* **Task details**
Leave out the pictures and retype only the lines from the opening line to the line that holds "const markLL = 2040;", both ends included.
── Data excerpts
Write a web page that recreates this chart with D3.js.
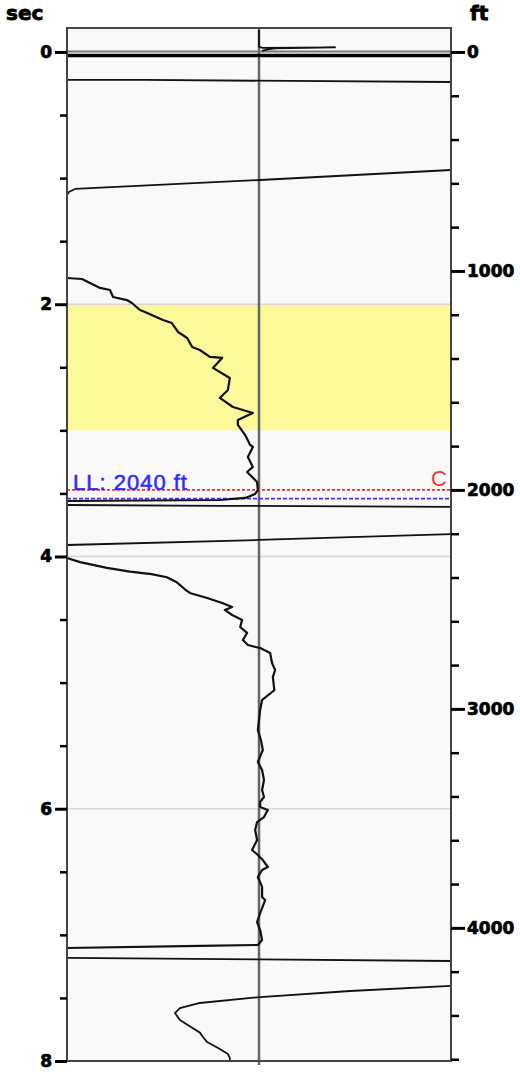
<!DOCTYPE html>
<html>
<head>
<meta charset="utf-8">
<script src="https://cdn.jsdelivr.net/npm/d3@7"></script>
<style>
  body { margin: 0; background: #fff; }
  .axis text { font-family: "DejaVu Sans", sans-serif; font-weight: bold; font-size: 17px; fill: #000; stroke: #000; stroke-width: 0.7px; }
  .axis line { stroke: #000; }
</style>
</head>
<body>
<svg id="log" width="520" height="1072"></svg>
<script>
// time axis (sec) and depth axis (ft)
const secMajor = [0, 2, 4, 6, 8];
const secMinor = [0.5, 1, 1.5, 2.5, 3, 3.5, 4.5, 5, 5.5, 6.5, 7, 7.5];
const ftMajor = [0, 1000, 2000, 3000, 4000];
const ftMinor = [200, 400, 600, 800, 1200, 1400, 1600, 1800, 2200, 2400, 2600, 2800, 3200, 3400, 3600, 3800, 4200, 4400, 4600];
const secGrid = [2, 4, 6];
const ftAtEnd = 4608;          // depth reached at 8 sec

// shaded zone (sec)
const zone = [2.0, 3.0];

// markers (ft)
const markC = 2000;
const markLL = 2040;

// curve traces, [track value 0..100, sec]
const traceTop = [[50.0, -0.174], [50.0, -0.040], [51.0, -0.032], [69.8, -0.036], [54.2, -0.028], [52.3, -0.020], [50.8, -0.008]];
const wrapA = [[0, -0.004], [100, -0.004]];
const wrapB = [[0, 0.028], [100, 0.028]];
const wrapC = [[0, 0.222], [20.3, 0.222], [58.1, 0.230], [100, 0.238]];
const wrapD = [[100, 0.936], [50.3, 1.015], [2.1, 1.086], [0.5, 1.110], [0, 1.134]];
const traceB = [[0, 1.792], [3.9, 1.800], [6.0, 1.832], [8.6, 1.871], [11.2, 1.887], [12.0, 1.943], [15.6, 1.967],
  [16.9, 1.990], [19.0, 2.046], [20.3, 2.061], [25.0, 2.125], [27.3, 2.149], [28.9, 2.220], [31.3, 2.268],
  [32.6, 2.339], [34.6, 2.363], [37.2, 2.418], [40.4, 2.426], [38.0, 2.505], [42.4, 2.585], [41.9, 2.680],
  [39.8, 2.743], [43.2, 2.815], [48.4, 2.862], [44.5, 2.918], [44.5, 2.957], [46.4, 3.037], [47.7, 3.116],
  [48.4, 3.132], [47.1, 3.211], [48.4, 3.290], [46.9, 3.330], [49.5, 3.409], [49.7, 3.473], [49.0, 3.504],
  [46.4, 3.536], [39.8, 3.552], [0, 3.560]];
const wrapE = [[0, 3.592], [40, 3.598], [100, 3.607]];
const wrapF = [[100, 3.822], [50, 3.869], [0, 3.909]];
const traceC = [[0, 4.012], [3.4, 4.045], [10.4, 4.090], [16.4, 4.120], [22.0, 4.140], [26.0, 4.165], [28.6, 4.205],
  [30.7, 4.260], [32.0, 4.289], [36.5, 4.329], [40.4, 4.369], [43.0, 4.400], [41.1, 4.424], [43.0, 4.464],
  [45.6, 4.503], [45.1, 4.559], [46.9, 4.606], [45.8, 4.662], [47.1, 4.702], [50.3, 4.726], [52.9, 4.765],
  [53.4, 4.845], [54.2, 4.900], [53.6, 4.956], [54.0, 5.059], [50.8, 5.138], [50.3, 5.217], [49.7, 5.376],
  [50.5, 5.455], [51.0, 5.534], [49.7, 5.629], [50.8, 5.693], [51.3, 5.772], [50.8, 5.852], [51.3, 5.907],
  [50.3, 5.946], [50.3, 5.986], [52.3, 6.010], [51.3, 6.066], [49.5, 6.106], [49.0, 6.169], [49.5, 6.248],
  [48.2, 6.327], [49.7, 6.367], [51.0, 6.407], [52.3, 6.462], [50.8, 6.486], [49.7, 6.541], [50.8, 6.620],
  [50.8, 6.700], [51.6, 6.724], [50.3, 6.827], [49.5, 6.898], [50.3, 6.962], [50.8, 7.041], [49.7, 7.080],
  [34.6, 7.088], [0, 7.104]];
const wrapG = [[0, 7.183], [50, 7.195], [100, 7.207]];
const traceD = [[100, 7.405], [73.7, 7.445], [50.3, 7.493], [34.6, 7.540], [29.4, 7.580], [28.1, 7.620],
  [29.4, 7.675], [32.8, 7.740], [34.6, 7.775], [35.4, 7.810], [36.5, 7.850], [39.8, 7.905], [41.9, 7.945],
  [42.4, 7.975], [42.4, 8.0]];

const traces = [traceTop, wrapC, wrapD, traceB, wrapE, wrapF, traceC, wrapG, traceD];

const svg = d3.select("#log");
const left = 67, right = 451;

let y = d3.scaleLinear().domain([-0.19, 8]).range([28, 1061]);
let x = d3.scaleLinear().domain([0, 100]).range([left, right]);
let ft = d3.scaleLinear().domain([0, ftAtEnd]).range([y(0), y(8)]);

// panel
svg.append("rect")
	.attr("x", left).attr("y", y(-0.19))
	.attr("width", right - left).attr("height", y(8) - y(-0.19))
	.attr("fill", "#f9f9f9");

svg.append("rect")
	.attr("x", left).attr("y", y(zone[0]))
	.attr("width", right - left).attr("height", y(zone[1]) - y(zone[0]))
	.attr("fill", "#fcf99a");

svg.selectAll(".grid")
	.data(secGrid)
	.enter().append("line")
	.attr("class", "grid")
	.attr("x1", left).attr("x2", right)
	.attr("y1", d => y(d)).attr("y2", d => y(d))
	.attr("stroke", "#d6d6d6").attr("stroke-width", 1.5);

// centre line
svg.append("line")
	.attr("x1", x(50)).attr("x2", x(50))
	.attr("y1", y(-0.19)).attr("y2", y(8) + 4)
	.attr("stroke", "#666").attr("stroke-width", 2.5);

// markers
svg.append("line")
	.attr("x1", left).attr("x2", right)
	.attr("y1", ft(markC)).attr("y2", ft(markC))
	.attr("stroke", "#ff2a2a").attr("stroke-width", 1.8)
	.attr("stroke-dasharray", "3,2");

svg.append("line")
	.attr("x1", left).attr("x2", right)
	.attr("y1", ft(markLL)).attr("y2", ft(markLL))
	.attr("stroke", "#3a3aff").attr("stroke-width", 1.8)
	.attr("stroke-dasharray", "4,2");

// curves
let line = d3.line().x(d => x(d[0])).y(d => y(d[1]));

svg.append("path").datum(wrapA)
	.attr("d", line).attr("fill", "none")
	.attr("stroke", "#777").attr("stroke-width", 2);
svg.append("path").datum(wrapB)
	.attr("d", line).attr("fill", "none")
	.attr("stroke", "#000").attr("stroke-width", 3.5);

svg.selectAll(".trace")
	.data(traces)
	.enter().append("path")
	.attr("class", "trace")
	.attr("d", line)
	.attr("fill", "none")
	.attr("stroke", "#111")
	.attr("stroke-width", d => (d === traceB || d === traceC) ? 2.2 : 1.8)
	.attr("stroke-linejoin", "round");

// frame
svg.append("rect")
	.attr("x", left).attr("y", y(-0.19))
	.attr("width", right - left).attr("height", y(8) - y(-0.19))
	.attr("fill", "none")
	.attr("stroke", "#444").attr("stroke-width", 2);

// labels
svg.append("text")
	.attr("x", 73).attr("y", ft(markLL) - 9)
	.attr("fill", "#2b2bff")
	.attr("stroke", "#2b2bff").attr("stroke-width", 0.5)
	.style("font", "22px 'Liberation Sans', Arial, sans-serif")
	.style("letter-spacing", "1px")
	.text("LL: " + markLL + " ft");

svg.append("text")
	.attr("x", 447).attr("y", ft(markC) - 4)
	.attr("fill", "#ff3030")
	.style("text-anchor", "end")
	.style("font", "22px 'Liberation Sans', Arial, sans-serif")
	.text("C");

// axes
svg.append("g")
	.attr("class", "axis")
	.attr("transform", "translate(" + left + ",0)")
	.call(d3.axisLeft(y).tickValues(secMajor).tickSize(12).tickPadding(3).tickFormat(d3.format("d")))
	.call(g => g.select(".domain").remove())
	.call(g => g.selectAll("line").attr("stroke-width", 3));

svg.append("g")
	.attr("class", "axis")
	.attr("transform", "translate(" + left + ",0)")
	.call(d3.axisLeft(y).tickValues(secMinor).tickSize(7).tickFormat(""))
	.call(g => g.select(".domain").remove())
	.call(g => g.selectAll("line").attr("stroke-width", 2.5));

svg.append("g")
	.attr("class", "axis")
	.attr("transform", "translate(" + right + ",0)")
	.call(d3.axisRight(ft).tickValues(ftMajor).tickSize(14).tickPadding(2).tickFormat(d3.format("d")))
	.call(g => g.select(".domain").remove())
	.call(g => g.selectAll("line").attr("stroke-width", 3));

svg.append("g")
	.attr("class", "axis")
	.attr("transform", "translate(" + right + ",0)")
	.call(d3.axisRight(ft).tickValues(ftMinor).tickSize(8).tickFormat(""))
	.call(g => g.select(".domain").remove())
	.call(g => g.selectAll("line").attr("stroke-width", 2.5));

// axis titles
svg.append("text")
	.attr("x", 6).attr("y", 20)
	.attr("stroke", "#000").attr("stroke-width", 0.8)
	.style("font", "bold 20px 'DejaVu Sans', sans-serif")
	.text("sec");

svg.append("text")
	.attr("x", 470).attr("y", 20)
	.attr("stroke", "#000").attr("stroke-width", 0.8)
	.style("font", "bold 20px 'DejaVu Sans', sans-serif")
	.text("ft");
</script>
</body>
</html>
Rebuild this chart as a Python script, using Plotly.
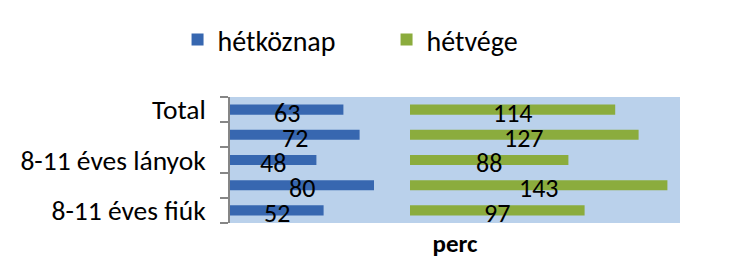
import plotly.graph_objects as go

categories = ["8-11 éves fiúk", "12-15 éves fiúk", "8-11 éves lányok", "12-15 éves lányok", "Total"]
tick_labels = ["8-11 éves fiúk", "", "8-11 éves lányok", "", "Total"]
weekday = [52, 80, 48, 72, 63]
weekend = [97, 143, 88, 127, 114]
series_names = ["hétköznap", "hétvége"]
axis_title = "perc"

WEEKEND_BASE = 100
FONT = "Carlito, Lato, sans-serif"
BLUE = "#3767B0"
GREEN = "#8BAC3D"
BG = "#BAD1EB"

fig = go.Figure()
fig.add_trace(go.Bar(y=categories, x=weekday, orientation="h", name=series_names[0],
                     marker=dict(color=BLUE, line=dict(width=0))))
fig.add_trace(go.Bar(y=categories, x=weekend, base=[WEEKEND_BASE] * len(weekend), orientation="h",
                     name=series_names[1], marker=dict(color=GREEN, line=dict(width=0))))

ann = []
for c, v in zip(categories, weekday):
    ann.append(dict(x=v / 2, y=c, text=str(v), showarrow=False, yshift=-3,
                    font=dict(family=FONT, size=26, color="black")))
for c, v in zip(categories, weekend):
    ann.append(dict(x=WEEKEND_BASE + v / 2, y=c, text=str(v), showarrow=False, yshift=-3,
                    font=dict(family=FONT, size=26, color="black")))

fig.update_layout(
    width=746, height=271,
    margin=dict(l=229.5, r=66, t=97, b=48),
    paper_bgcolor="white", plot_bgcolor=BG,
    barmode="overlay", bargap=0.6,
    font=dict(family=FONT, size=26, color="black"),
    showlegend=True,
    legend=dict(orientation="h", xref="container", yref="container", x=0.238, y=0.945,
                xanchor="left", yanchor="top", font=dict(size=28), entrywidth=164,
                traceorder="normal"),
    annotations=ann,
    xaxis=dict(range=[0, 250], showticklabels=False, showgrid=False, zeroline=False,
               showline=False, ticks="", fixedrange=True,
               title=dict(text="<b>" + axis_title + "</b>", font=dict(size=25), standoff=11)),
    yaxis=dict(type="category", categoryorder="array", categoryarray=categories,
               tickmode="array", tickvals=categories, ticktext=tick_labels,
               tickson="boundaries", ticks="outside", ticklen=8, tickcolor="#868686",
               tickwidth=1.5, showline=True, linecolor="#868686", linewidth=1.5,
               showgrid=False, ticklabelstandoff=17, tickfont=dict(size=27.5),
               range=[-0.5, 4.5]),
)

fig.write_html("out.html")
────
* **Full answer**
Write a web page that recreates this chart with D3.js.
<!DOCTYPE html>
<html>
<head>
<meta charset="utf-8">
<script src="https://cdn.jsdelivr.net/npm/d3@7"></script>
<style>
  body { margin: 0; background: #fff; }
  .axis text { font-family: "DejaVu Sans", sans-serif; font-weight: bold; font-size: 17px; fill: #000; stroke: #000; stroke-width: 0.7px; }
  .axis line { stroke: #000; }
</style>
</head>
<body>
<svg id="log" width="520" height="1072"></svg>
<script>
// time axis (sec) and depth axis (ft)
const secMajor = [0, 2, 4, 6, 8];
const secMinor = [0.5, 1, 1.5, 2.5, 3, 3.5, 4.5, 5, 5.5, 6.5, 7, 7.5];
const ftMajor = [0, 1000, 2000, 3000, 4000];
const ftMinor = [200, 400, 600, 800, 1200, 1400, 1600, 1800, 2200, 2400, 2600, 2800, 3200, 3400, 3600, 3800, 4200, 4400, 4600];
const secGrid = [2, 4, 6];
const ftAtEnd = 4608;          // depth reached at 8 sec

// shaded zone (sec)
const zone = [2.0, 3.0];

// markers (ft)
const markC = 2000;
const markLL = 2040;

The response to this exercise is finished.